Ho iniziato questo libro dopo quasi due anni che è in mio possesso. Me lo aveva passato una mia amica assieme al suo seguito. Ma allora ero presa da altre letture e queste mi sembravano meno interessanti, quindi li ho messi in disparte. Però da questa estate sto riuscendo a tenere fede all'impegno di smaltire gli arretrati secolari e non che si sono accumulati in camera: 4 bustoni e uno scatolone. Ok, mi arriveranno dei libri per Natale riempiendo di nuovo una busta ma al momento ne ho liberati due di bustoni! Direi che è un ottimo traguardo e che un pò di luce in fondo al tunnel si vede.                                                                                                                                                          
Torniamo a noi però. L'arte di ascoltare i battiti del cuore ci ha messo parecchio prima di conquistarmi e il suo obiettivo lo ha perseguito solo alla fine.                                               Conosciamo Julia Win, figlia dell'avvocato di successo Tin Win, che dopo la laurea della figlia scompare senza lasciare traccia. Lo cercano per 4 anni e le sue tracce paiono scomparse in Asia.    Sarà il ritrovamento di una lettera del padre ad una certa MiMi a metterla in viaggio verso la Birmania a scoprire qualcosa su suo padre dopo ben quattro anni che è scomparso. E sarà lì che troverà tutte le risposte anche se sarà dura credere a quello che sentirà.                                               Sarà infatti un uomo di mezza età ad avvicinarla in una sala da tè malandata di Kalaw, uno dei molti luoghi del posto che noi occidentali definiremmo veramente miserabili compantendo senza fine gli avventori e gli abitanti del luogo. Non è facile per Julia credere a quest'uomo che inizialmente prende per un ciarlatano. Lei è pragmatica, neoavvocato, abituata ai fatti, cinica. Arriva quest'uomo,U Ba, che pretende di parlarle dell'amore e della storia di suo padre come mai l'aveva sentita, senza neanche specificare come lui possa conoscere fatti che lei, figlia dell'uomo scomparso, non immagina neanche e di cui non ha mai sentito parlare. E invece piano piano, non solo lei si fida, ma si lascia anche abbagliare dalla bellezza di questa storia d'amore e sofferenza che vive suo padre in prima persona. Un ragazzo con una vita dura, abbandonato dalla madre da piccolo, che vive un amore che quasi a nessuno è dato provare. Un ragazzo e poi uomo che Julia fatica un attimo ad inquadrarlo come suo padre.                                                                                                                                                        L'autore poi è bravissimo a presentarci il popolo birmano come una popolazione tranquilla, che vive senza fretta ed accetta il bene ed il male della vita. Lussi, o meglio necessità, che noi occidentali non vogliamo concederci, abituati come siamo a questa corsa al fare tutto e subito. Per cosa poi? Ma neanche i birmani sono perfetti, troppo presi a credere fermamente negli astrologi e nelle premonizioni, tanto da affidare completamente la vita alle stelle. Anche se posso solo immaginare che non tutti siano così.                                                                                                       
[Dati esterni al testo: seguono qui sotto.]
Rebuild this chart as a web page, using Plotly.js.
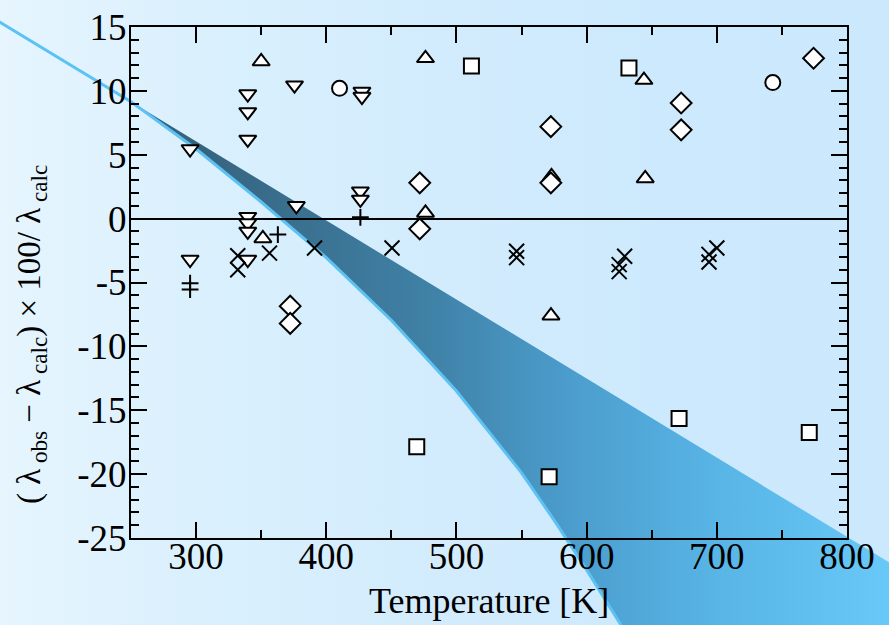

                            Senza particolari aspettative sono dunque stata omaggiata di una storia delicata e piena di sentimento che si avvia adagio e  che invita a rilassarsi, a fare le cose con calma e rispettare se stessi nel proprio intimo, a pensare più agli altri che a sè, ad aprire cuore, occhi ed orecchie, ad andare oltre le apparenze. Almeno è questo quello che il libro mi ha lasciato. Sono curiosa di sapere come finirà Gli accordi del cuore, seguito del romanzo, che ho recentemente iniziato e che non so proprio dove andrà a parare.